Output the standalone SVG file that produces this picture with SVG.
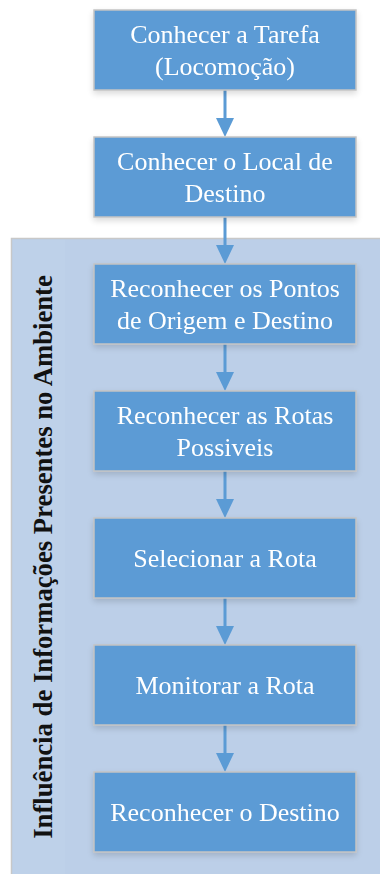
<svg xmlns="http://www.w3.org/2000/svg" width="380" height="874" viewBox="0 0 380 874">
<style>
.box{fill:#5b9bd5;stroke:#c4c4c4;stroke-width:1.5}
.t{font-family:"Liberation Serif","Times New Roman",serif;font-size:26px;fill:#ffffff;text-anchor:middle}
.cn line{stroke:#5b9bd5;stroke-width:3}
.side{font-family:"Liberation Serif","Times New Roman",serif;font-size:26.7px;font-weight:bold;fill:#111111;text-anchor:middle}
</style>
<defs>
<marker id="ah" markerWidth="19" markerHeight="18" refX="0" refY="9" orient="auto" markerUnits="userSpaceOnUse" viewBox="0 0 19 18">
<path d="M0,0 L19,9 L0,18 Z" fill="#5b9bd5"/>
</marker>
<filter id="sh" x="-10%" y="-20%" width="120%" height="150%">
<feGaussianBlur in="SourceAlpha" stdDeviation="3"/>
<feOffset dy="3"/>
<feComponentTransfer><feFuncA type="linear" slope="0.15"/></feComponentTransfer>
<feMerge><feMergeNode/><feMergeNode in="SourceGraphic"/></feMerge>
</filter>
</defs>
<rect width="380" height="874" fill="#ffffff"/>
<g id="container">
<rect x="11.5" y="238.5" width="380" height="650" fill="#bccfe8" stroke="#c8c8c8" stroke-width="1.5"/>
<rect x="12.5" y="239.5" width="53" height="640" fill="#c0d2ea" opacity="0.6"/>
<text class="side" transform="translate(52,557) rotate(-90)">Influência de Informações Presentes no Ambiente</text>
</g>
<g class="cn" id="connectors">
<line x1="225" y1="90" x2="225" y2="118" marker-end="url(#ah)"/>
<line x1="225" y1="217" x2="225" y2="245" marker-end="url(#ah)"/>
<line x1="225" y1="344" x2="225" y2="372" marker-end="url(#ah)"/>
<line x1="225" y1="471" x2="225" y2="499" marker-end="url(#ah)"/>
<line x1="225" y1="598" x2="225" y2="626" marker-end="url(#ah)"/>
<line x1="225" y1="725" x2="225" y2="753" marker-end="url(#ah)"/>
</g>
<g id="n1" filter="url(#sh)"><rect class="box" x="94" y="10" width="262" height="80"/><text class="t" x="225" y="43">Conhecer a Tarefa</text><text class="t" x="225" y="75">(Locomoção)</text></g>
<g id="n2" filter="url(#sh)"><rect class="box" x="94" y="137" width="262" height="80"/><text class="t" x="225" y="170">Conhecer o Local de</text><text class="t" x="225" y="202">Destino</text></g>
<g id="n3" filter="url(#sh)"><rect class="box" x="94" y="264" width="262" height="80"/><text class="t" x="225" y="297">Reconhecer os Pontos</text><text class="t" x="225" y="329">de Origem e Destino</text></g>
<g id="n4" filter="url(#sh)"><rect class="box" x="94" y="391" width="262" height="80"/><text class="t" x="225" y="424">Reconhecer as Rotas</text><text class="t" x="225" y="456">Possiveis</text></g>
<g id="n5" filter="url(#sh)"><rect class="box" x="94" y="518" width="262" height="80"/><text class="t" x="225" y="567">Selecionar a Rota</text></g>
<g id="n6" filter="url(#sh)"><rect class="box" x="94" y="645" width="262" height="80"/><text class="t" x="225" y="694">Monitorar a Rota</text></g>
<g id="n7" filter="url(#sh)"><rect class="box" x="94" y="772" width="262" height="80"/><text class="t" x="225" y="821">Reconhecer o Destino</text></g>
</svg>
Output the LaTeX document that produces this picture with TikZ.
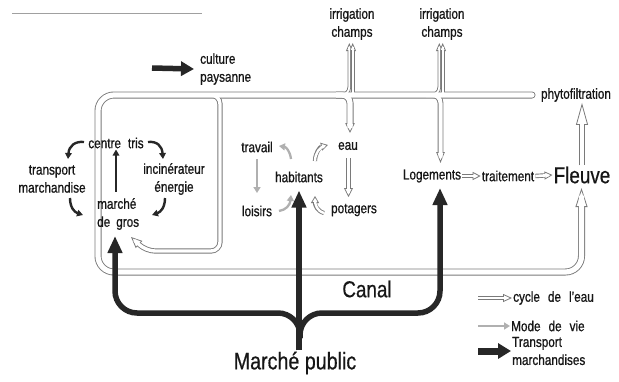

### What you have to do
Repeat the material above verbatim. Leave the pictures behind.

### Result of the task
Output the standalone SVG file that produces this picture with SVG.
<svg xmlns="http://www.w3.org/2000/svg" width="380" height="874" viewBox="0 0 380 874">
<style>
.box{fill:#5b9bd5;stroke:#c4c4c4;stroke-width:1.5}
.t{font-family:"Liberation Serif","Times New Roman",serif;font-size:26px;fill:#ffffff;text-anchor:middle}
.cn line{stroke:#5b9bd5;stroke-width:3}
.side{font-family:"Liberation Serif","Times New Roman",serif;font-size:26.7px;font-weight:bold;fill:#111111;text-anchor:middle}
</style>
<defs>
<marker id="ah" markerWidth="19" markerHeight="18" refX="0" refY="9" orient="auto" markerUnits="userSpaceOnUse" viewBox="0 0 19 18">
<path d="M0,0 L19,9 L0,18 Z" fill="#5b9bd5"/>
</marker>
<filter id="sh" x="-10%" y="-20%" width="120%" height="150%">
<feGaussianBlur in="SourceAlpha" stdDeviation="3"/>
<feOffset dy="3"/>
<feComponentTransfer><feFuncA type="linear" slope="0.15"/></feComponentTransfer>
<feMerge><feMergeNode/><feMergeNode in="SourceGraphic"/></feMerge>
</filter>
</defs>
<rect width="380" height="874" fill="#ffffff"/>
<g id="container">
<rect x="11.5" y="238.5" width="380" height="650" fill="#bccfe8" stroke="#c8c8c8" stroke-width="1.5"/>
<rect x="12.5" y="239.5" width="53" height="640" fill="#c0d2ea" opacity="0.6"/>
<text class="side" transform="translate(52,557) rotate(-90)">Influência de Informações Presentes no Ambiente</text>
</g>
<g class="cn" id="connectors">
<line x1="225" y1="90" x2="225" y2="118" marker-end="url(#ah)"/>
<line x1="225" y1="217" x2="225" y2="245" marker-end="url(#ah)"/>
<line x1="225" y1="344" x2="225" y2="372" marker-end="url(#ah)"/>
<line x1="225" y1="471" x2="225" y2="499" marker-end="url(#ah)"/>
<line x1="225" y1="598" x2="225" y2="626" marker-end="url(#ah)"/>
<line x1="225" y1="725" x2="225" y2="753" marker-end="url(#ah)"/>
</g>
<g id="n1" filter="url(#sh)"><rect class="box" x="94" y="10" width="262" height="80"/><text class="t" x="225" y="43">Conhecer a Tarefa</text><text class="t" x="225" y="75">(Locomoção)</text></g>
<g id="n2" filter="url(#sh)"><rect class="box" x="94" y="137" width="262" height="80"/><text class="t" x="225" y="170">Conhecer o Local de</text><text class="t" x="225" y="202">Destino</text></g>
<g id="n3" filter="url(#sh)"><rect class="box" x="94" y="264" width="262" height="80"/><text class="t" x="225" y="297">Reconhecer os Pontos</text><text class="t" x="225" y="329">de Origem e Destino</text></g>
<g id="n4" filter="url(#sh)"><rect class="box" x="94" y="391" width="262" height="80"/><text class="t" x="225" y="424">Reconhecer as Rotas</text><text class="t" x="225" y="456">Possiveis</text></g>
<g id="n5" filter="url(#sh)"><rect class="box" x="94" y="518" width="262" height="80"/><text class="t" x="225" y="567">Selecionar a Rota</text></g>
<g id="n6" filter="url(#sh)"><rect class="box" x="94" y="645" width="262" height="80"/><text class="t" x="225" y="694">Monitorar a Rota</text></g>
<g id="n7" filter="url(#sh)"><rect class="box" x="94" y="772" width="262" height="80"/><text class="t" x="225" y="821">Reconhecer o Destino</text></g>
</svg>
Output the LaTeX document that produces this picture with TikZ.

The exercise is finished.